1  Ce qui évidemment ne peut arriver à une femme, excepté dans certaines situations complexes crées par les technologies de la procréation.

2  Plus précisément, la filiation n’est plus contestable : si la possession d’état a duré au moins 5 ans ; au bout de 10 ans en l’absence de possession d’état ; 5 ans après la fin de la possession d’état si celle-ci a duré moins de 5 ans.

3  D’autre situations plus complexes et plus marginales peuvent exister. Nous nous concentrerons dans le cadre de cette page sur les situations les plus courantes.

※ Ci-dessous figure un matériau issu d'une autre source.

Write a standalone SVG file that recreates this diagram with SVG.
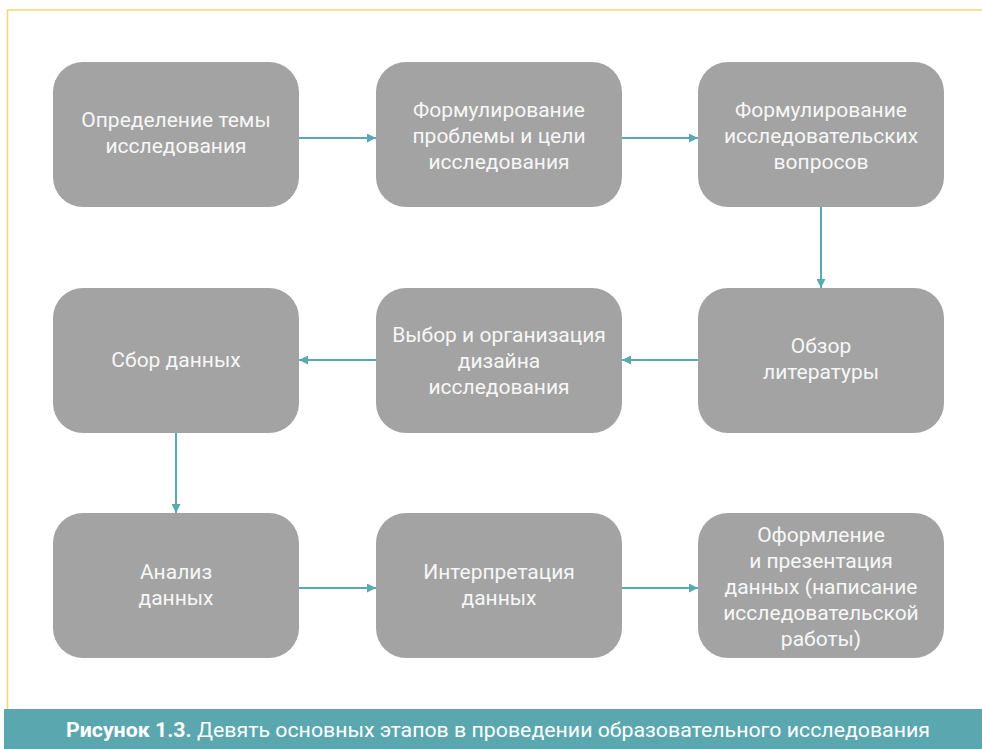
<svg xmlns="http://www.w3.org/2000/svg" width="982" height="749" viewBox="0 0 982 749">
<style>
.box{fill:#a3a3a3}
.t{font-family:Roboto,"Liberation Sans",sans-serif;font-size:21px;fill:#f7f7f7;text-anchor:middle}
.c{stroke:#5aa8b2;stroke-width:2;fill:none;marker-end:url(#ah)}
.cap{font-family:Roboto,"Liberation Sans",sans-serif;font-size:20px;fill:#ffffff}
</style>
<defs>
<marker id="ah" viewBox="0 0 10 10" refX="10" refY="5" markerWidth="4.5" markerHeight="4.5" orient="auto" markerUnits="strokeWidth">
<path d="M0,0 L10,5 L0,10 z" fill="#5aa8b2"/>
</marker>
</defs>
<rect width="982" height="749" fill="#ffffff"/>
<path d="M982,10 H7.5 V709" fill="none" stroke="#fad66e" stroke-width="1.5"/>
<rect x="4" y="709" width="978" height="40" fill="#5ba7b0"/>
<text class="cap" x="498" y="737" text-anchor="middle" textLength="864" lengthAdjust="spacingAndGlyphs"><tspan font-weight="bold">Рисунок 1.3.</tspan> Девять основных этапов в проведении образовательного исследования</text>
<g id="connectors">
<line class="c" x1="299" y1="138" x2="376" y2="138"/>
<line class="c" x1="622" y1="138" x2="698" y2="138"/>
<line class="c" x1="821" y1="207" x2="821" y2="288"/>
<line class="c" x1="698" y1="360" x2="622" y2="360"/>
<line class="c" x1="376" y1="360" x2="299" y2="360"/>
<line class="c" x1="176" y1="433" x2="176" y2="513"/>
<line class="c" x1="299" y1="588" x2="376" y2="588"/>
<line class="c" x1="622" y1="588" x2="698" y2="588"/>
</g>
<g id="n1"><rect class="box" x="53" y="62" width="246" height="145" rx="30"/>
<text class="t" x="176" y="127">Определение темы</text><text class="t" x="176" y="153">исследования</text></g>
<g id="n2"><rect class="box" x="376" y="62" width="246" height="145" rx="30"/>
<text class="t" x="499" y="117">Формулирование</text><text class="t" x="499" y="143">проблемы и цели</text><text class="t" x="499" y="169">исследования</text></g>
<g id="n3"><rect class="box" x="698" y="62" width="246" height="145" rx="30"/>
<text class="t" x="821" y="117">Формулирование</text><text class="t" x="821" y="143">исследовательских</text><text class="t" x="821" y="169">вопросов</text></g>
<g id="n4"><rect class="box" x="698" y="288" width="246" height="145" rx="30"/>
<text class="t" x="821" y="353">Обзор</text><text class="t" x="821" y="379">литературы</text></g>
<g id="n5"><rect class="box" x="376" y="288" width="246" height="145" rx="30"/>
<text class="t" x="499" y="342">Выбор и организация</text><text class="t" x="499" y="368">дизайна</text><text class="t" x="499" y="394">исследования</text></g>
<g id="n6"><rect class="box" x="53" y="288" width="246" height="145" rx="30"/>
<text class="t" x="176" y="367">Сбор данных</text></g>
<g id="n7"><rect class="box" x="53" y="513" width="246" height="145" rx="30"/>
<text class="t" x="176" y="579">Анализ</text><text class="t" x="176" y="605">данных</text></g>
<g id="n8"><rect class="box" x="376" y="513" width="246" height="145" rx="30"/>
<text class="t" x="499" y="579">Интерпретация</text><text class="t" x="499" y="605">данных</text></g>
<g id="n9"><rect class="box" x="698" y="513" width="246" height="145" rx="30"/>
<text class="t" x="821" y="542">Оформление</text><text class="t" x="821" y="568">и презентация</text><text class="t" x="821" y="594">данных (написание</text><text class="t" x="821" y="620">исследовательской</text><text class="t" x="821" y="646">работы)</text></g>
</svg>
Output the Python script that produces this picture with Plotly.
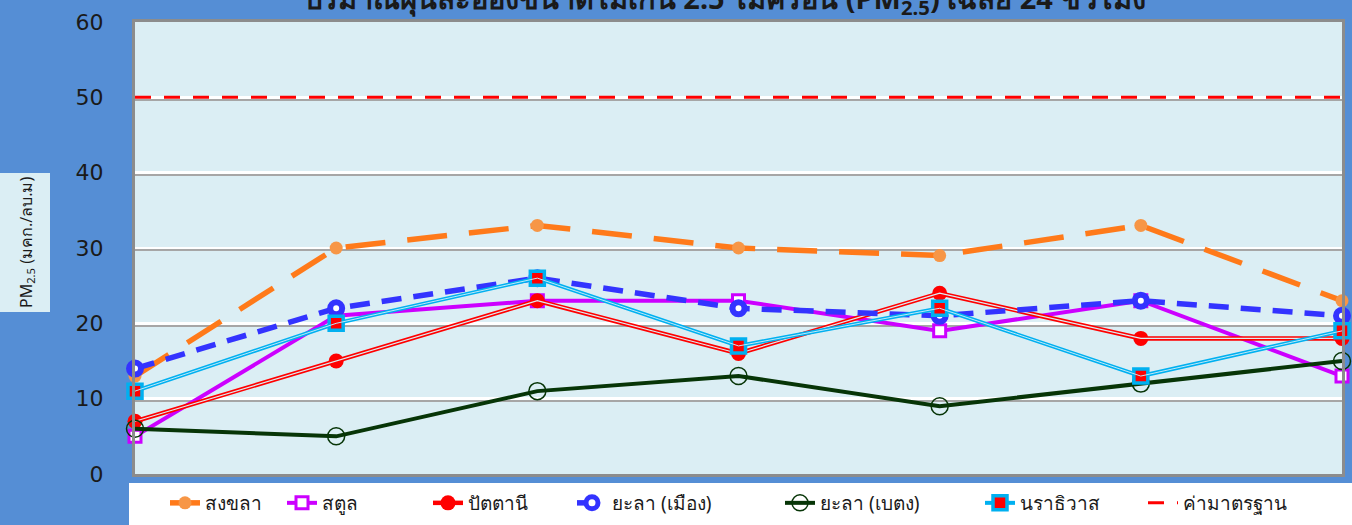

4  Remarquons qu’il ne s’agirait-là en aucun cas d’un retour à une criminalisation de l’adultère. La sexualité individuelle relève de la morale personnelle, et l’exercice de la liberté sexuelle est une acquis dans notre société. Tromper un mari ou un compagnon est une chose, lui faire croire qu’un enfant est de lui en est une autre. La première doit relever de la morale personnelle et non de la loi. La seconde, de par ses conséquences terribles sur la vie des individus qui sont touchés, doit relever du pénal. Un des objets de la loi est de protéger les individus d’atteintes considérées inacceptables. Comment pourrait-on considérer acceptable cette manipulation aux conséquences délétères qu’est le mensonge en paternité ?  

5  Sur ce sujet, comme sur beaucoup d’autres qui touchent à la paternité, il n’existe à notre connaissance aucune donnée statistique.